Top critical review
Solid, but the plot could be better-defined throughout
Reviewed in the United States on January 5, 2022
Certain scenes in this final Tristan Strong novel are terrific, but overall I would say that the middle-grade #ownvoices fantasy trilogy has never managed to recapture the magic of its first volume for me. As engaging as it remains to see black folk heroes and African gods brought to life in a modern plot like this, there's not a strong enough sense throughout of what the villains are attempting to achieve or how the protagonist and his allies are acting to thwart it, and I feel some tonal whiplash in how the depictions of historical and contemporary atrocities against African Americans are balanced with the maturity level of the primary intended audience.

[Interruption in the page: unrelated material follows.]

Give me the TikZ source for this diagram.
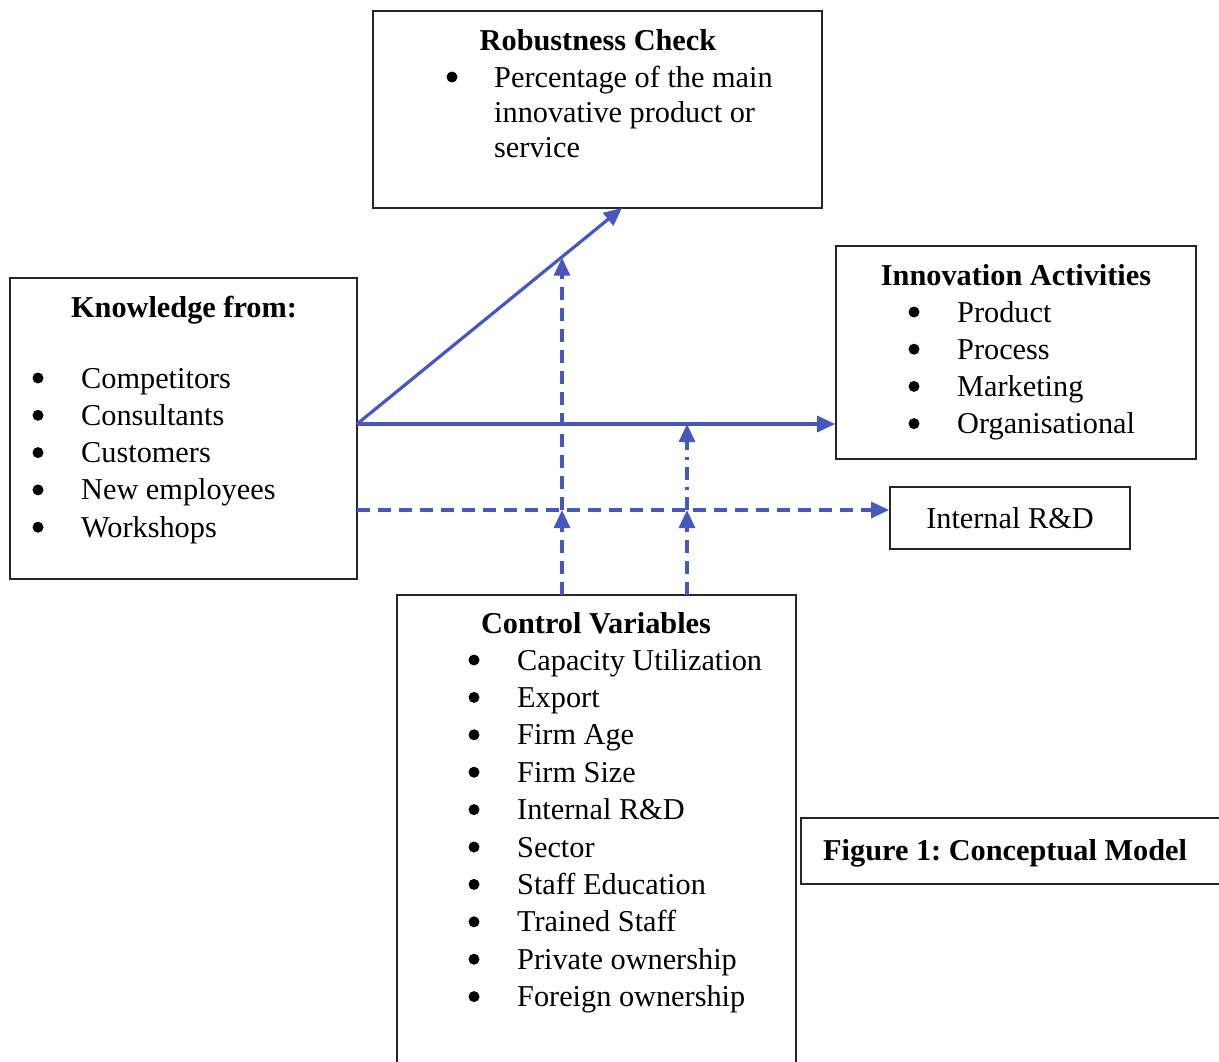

(Are we really supposed to laugh at the comically hapless henchmen who keep threatening to call the cops on innocent black kids and literally "saying the quiet part out loud" when explaining the reasons they totally shouldn't be called racist, knowing that these behaviors directly hurt and kill the children's analogues in the real world? Such topics aren't necessarily off-limits for humor, but I'm not sure author Kwame Mbalia achieves the right alchemy in how he frames them here.)
Still, I do appreciate this series in general, and would happily recommend it to any readers looking for fiction with preteen black heroes and a largely black cast. It just isn't telling as tight and clear a story as I want it to.